Thursday, August 24, 2006

Snowflower and the Secret Fan (Lisa See)

In the popular fashion of Memoirs of a Geisha, this book tells the life story of a woman of Chinese descent. But Geisha takes place in Japan, not China, and Geisha is not nearly as ancient. Nonetheless, it is female-driven historical fiction at its finest. That is not to say the novel is literary fiction. Hardly. Far from. The fun of this novel lies in it’s somewhat realistic depiction of historical facts, not in the transcendent quality of the tale or writing style. In other words, I wouldn’t call it art. (Yes, yes. I am a horrible literary snob. I admit it.)

If any book is Oprah-worthy, it could be this one. Decently long and educated yet touching on all the aspects of ancient life that modern women would find interesting—gender equality, foot-binding, arranged marriages, etc. Naturally, as I modern woman I found these things interesting. Foot-binding? Yech.

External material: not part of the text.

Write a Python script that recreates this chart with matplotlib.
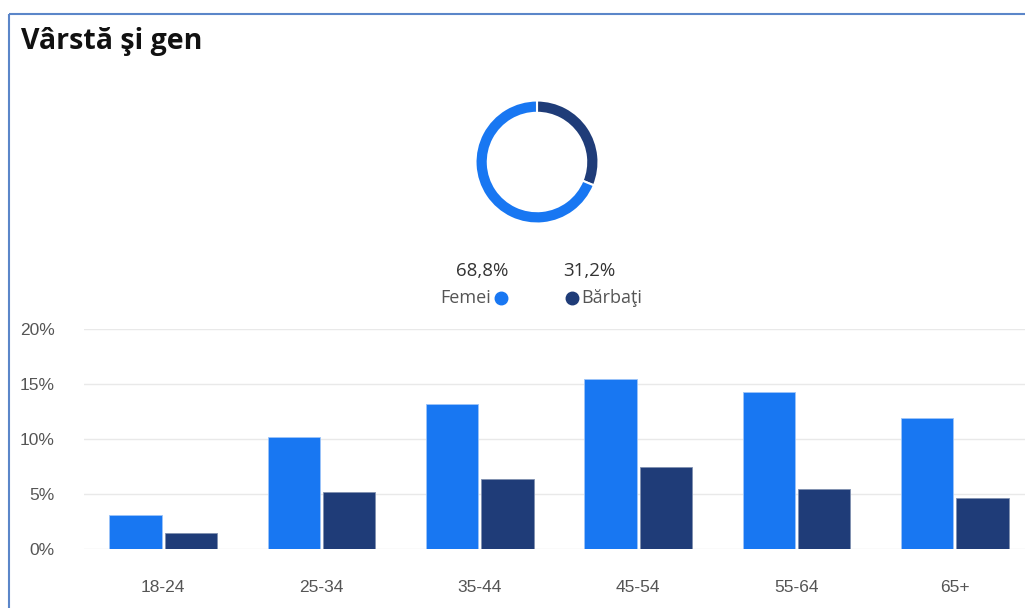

The best theme present in Snow Flower and the Secret Fan is the secret female language of Nu Shu. This is a series of characters entirely different from the male Chinese language that was supposed to be known by only women. They embroidered characters into cloth, painted them on fans… and kept them out of men’s hands. Nu Shu was a way for women to say what they really felt in a restrictive world that wouldn’t allow them to otherwise. When a woman died, all of her Nu Shu was burned at her gravesite so her words would travel with her to the next world. When a young child passed, those words would introduce the child to friends and ancestors who had passed before. A great concept and very interesting from a social history point of view.

In the end, it is only historical fiction—a cute tale told within the confines of historical fact, an entertaining story about what could have happened. Not what actually happened. Such is obvious. Real life never has the high drama and tragedy of fiction, the crystallized lessons learned, the perfect balance and integration of themes. That is always manufactured and that is always, in the end, why historical fiction is not transcendent to me.

Tell me a true story—one that happened in actuality, no matter how dry or uneven or anticlimactic the facts are. Or, tell me a true story—one of literary fiction, where the emotions and ideas ring true to my heart and mind, where the people and events may not exist in the outside world but they express truth nonetheless, hitting the nail on the head. Yes yes, I know. I’m a snob.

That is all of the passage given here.